Ci sono un uomo di una sessantina d'anni, la giovane moglie e la sorella; insieme gestiscono un albergo sulle montagne dell'Anatolia, anche lui intagliato dentro guglie di terra. Istanbul è lontana, il passato pure, e il presente è sospeso, tenuto in equilibrio da rapporti di forza bloccati, incastonati nella terra. Fuori dall'albergo, nel paese di cui l'uomo e le due donne sono padroni e affittuari, gentili con tutti ma attraverso i loro intermediari pietosi con nessuno, c'è una violenza dettata dallo sfruttamento, dalla povertà di chi non può pagare l'affitto, dal disinteresse codardo di chi finge la propria buona coscienza. E tutto resta lì, soffocato, come il respiro del film nella prima parte. Poi lentamente tutto viene fuori.

Come nel Passato di Farhadi, Ceylan costruisce lunghe scene di dialogo in cui il dolore, i silenzi e le ripicche di anni spezzano relazioni di sangue e sentimenti sbiaditi. Solo non esplodono mai, piuttosto si insinuano, cadono leggeri come la neve. Winter Sleep è girato quasi tutto in interni illuminati dalle luce fioca delle lampade da tavolo, chiuso in un mondo spietato ma confortevole, una civiltà di illusioni ricavata dalla spaventosa e meravigliosa selvatichezza dell'Anatolia: vi si consumano la crisi di un matrimonio, la dissoluzione di una famiglia, l'umiliazione di un povero diavolo, e solo al di fuori dell'albergo la natura sembra liberarsi. In una nevicata copiosa, in un fuoco che brucia il denaro, in campi lunghi da film western, in una rabbia che il protagonista e le sue donne - lui è un ex attore riciclatosi giornalista  tuttologo, la moglie una benefattrice, la sorella una ex traduttrice - non sanno esprimere, assopiti dalla loro buona coscienza. Una parola, la coscienza, come si sente dire alla fine, dal Riccardo III di Shakespeare, "usata dai codardi, inventata per tenere i forti in soggezione".

Ed è proprio questo, il sonno d'inverno, la sonnolenza codarda di chi vive immerso nella propria terra e le è estraneo, straniero con se stesso e gli altri. Straniero anche al proprio sguardo, di fronte al panorama spettacolare di un paese innevato in cui si vive, ma al quale non si appartiene.

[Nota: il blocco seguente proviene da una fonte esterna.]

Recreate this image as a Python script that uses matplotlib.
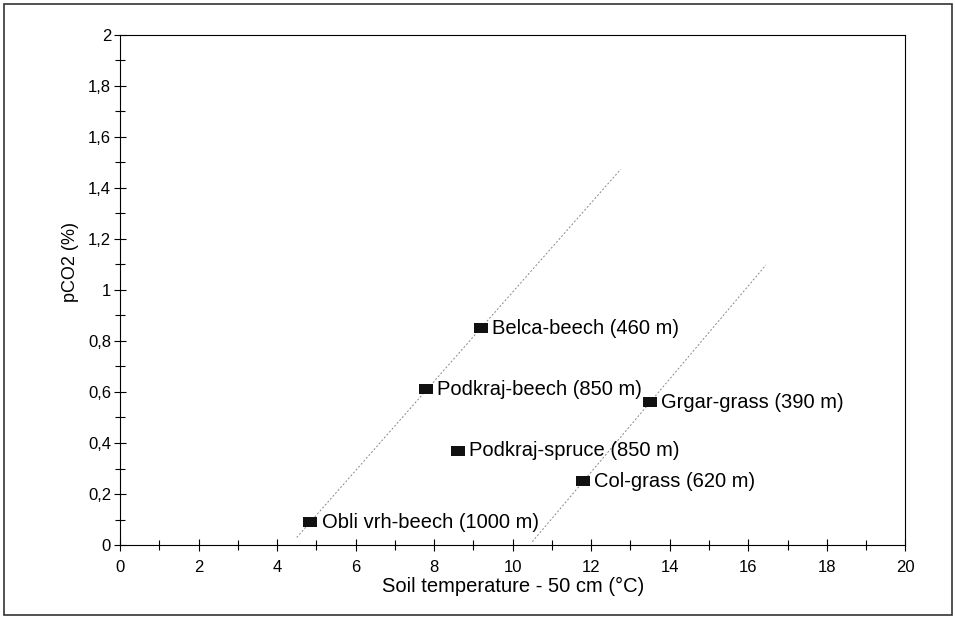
import numpy as np
import matplotlib.pyplot as plt
from matplotlib.ticker import MultipleLocator, FuncFormatter
from matplotlib.patches import Rectangle
from matplotlib.path import Path

plt.rcParams['font.family'] = ['Liberation Sans', 'DejaVu Sans']

# sites: soil temperature at 50 cm (°C) and pCO2 (%)
sites = ["Belca-beech (460 m)", "Podkraj-beech (850 m)", "Grgar-grass (390 m)",
         "Podkraj-spruce (850 m)", "Col-grass (620 m)", "Obli vrh-beech (1000 m)"]
temp = [9.2, 7.8, 13.5, 8.6, 11.8, 4.85]
pco2 = [0.85, 0.61, 0.56, 0.37, 0.25, 0.09]

# trend lines: which sites are used, and the x range they span
beech_idx = [0, 1, 5]
grass_idx = [2, 4]
beech_range = [4.5, 12.75]
grass_range = [10.5, 16.45]

# flat rectangle marker like the original
box = Path([(-1, -0.7), (1, -0.7), (1, 0.7), (-1, 0.7), (-1, -0.7)],
           [Path.MOVETO, Path.LINETO, Path.LINETO, Path.LINETO, Path.CLOSEPOLY])

fig = plt.figure(figsize=(9.55, 6.29), dpi=100)
ax = fig.add_axes([0.1257, 0.1335, 0.8223, 0.811])

for idx, xr in [(beech_idx, beech_range), (grass_idx, grass_range)]:
    k, b = np.polyfit([temp[i] for i in idx], [pco2[i] for i in idx], 1)
    xs = np.array(xr)
    ax.plot(xs, k * xs + b, color="#888888", lw=0.7, ls=(0, (2, 2)))

ax.scatter(temp, pco2, marker=box, s=100, color="#111111", lw=0, zorder=3)
for name, x, y in zip(sites, temp, pco2):
    ax.annotate(name, (x, y), xytext=(8, 0), textcoords="offset points",
                va="center", ha="left", fontsize=14.5)

ax.set_xlim(0, 20)
ax.set_ylim(0, 2)
ax.xaxis.set_major_locator(MultipleLocator(2))
ax.xaxis.set_minor_locator(MultipleLocator(1))
ax.yaxis.set_major_locator(MultipleLocator(0.2))
ax.yaxis.set_minor_locator(MultipleLocator(0.1))
ax.yaxis.set_major_formatter(FuncFormatter(lambda v, p: f"{v:g}".replace(".", ",")))
ax.tick_params(which="both", direction="inout", top=False, right=False,
               labelsize=12, width=0.8)
ax.tick_params(which="major", length=9)
ax.tick_params(which="minor", length=7)
ax.tick_params(axis="x", which="major", pad=6)
ax.tick_params(axis="y", which="major", pad=2)
for s in ax.spines.values():
    s.set_linewidth(0.8)
ax.set_xlabel("Soil temperature - 50 cm (°C)", fontsize=14.5, labelpad=2)
ax.set_ylabel("pCO2 (%)", fontsize=13)
ax.yaxis.set_label_coords(-0.052, 0.555)

fig.patches.append(Rectangle((0.004, 0.022), 0.993, 0.972, transform=fig.transFigure,
                             fill=False, lw=1.2, color="#333333"))

plt.savefig("out.png", dpi=100)
plt.close()
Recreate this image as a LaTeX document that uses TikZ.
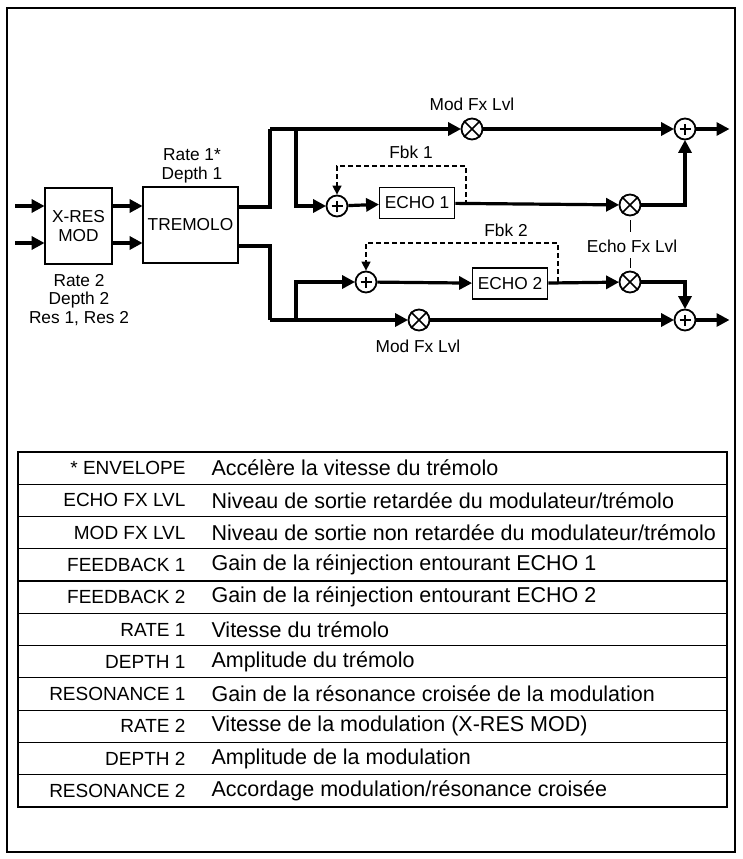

Lo stupore e il senso del mistero con cui Ceylan nel film precedente affrontava l'indagine su una morte assurda, in Winter Sleep si sono trasformati nella rassegnazione dolorosa di un gruppo di intellettuali colpevoli ma in fondo impotenti. Non c'è niente che si possa fare, niente che si possa cambiare, per evitare che la gente faccia quel che faccia. Nemmeno immergersi nelle proprie radici, nemmeno fuggire da esse.

E dopo aver costruito in senso teatrale le relazioni fra i personaggi, con grandi scene di dialoghi drammatici e rivelatori, forse memore di quella storia del teatro turco che il protagonista comincia a scrivere solo alla fine, Ceylan chiude inaspettatamente nel segno del mélo, nel segno di una lettera d'amore solo immaginata e mai spedita, incastonando il triste amore fra un uomo e una donna in una forma cinematografica perfetta, capace di liberare i propri tristi eroi dal peso della terra e dal torpore della penombra.

Anche loro, forse, potrebbero diventare come le incisioni rupestri di cui l'Anatolia è disseminata, come le guglie di terra dall'aspetto ancestrale, figure bloccate nello spazio, ma rese bellissime e imperscrutabili da un racconto.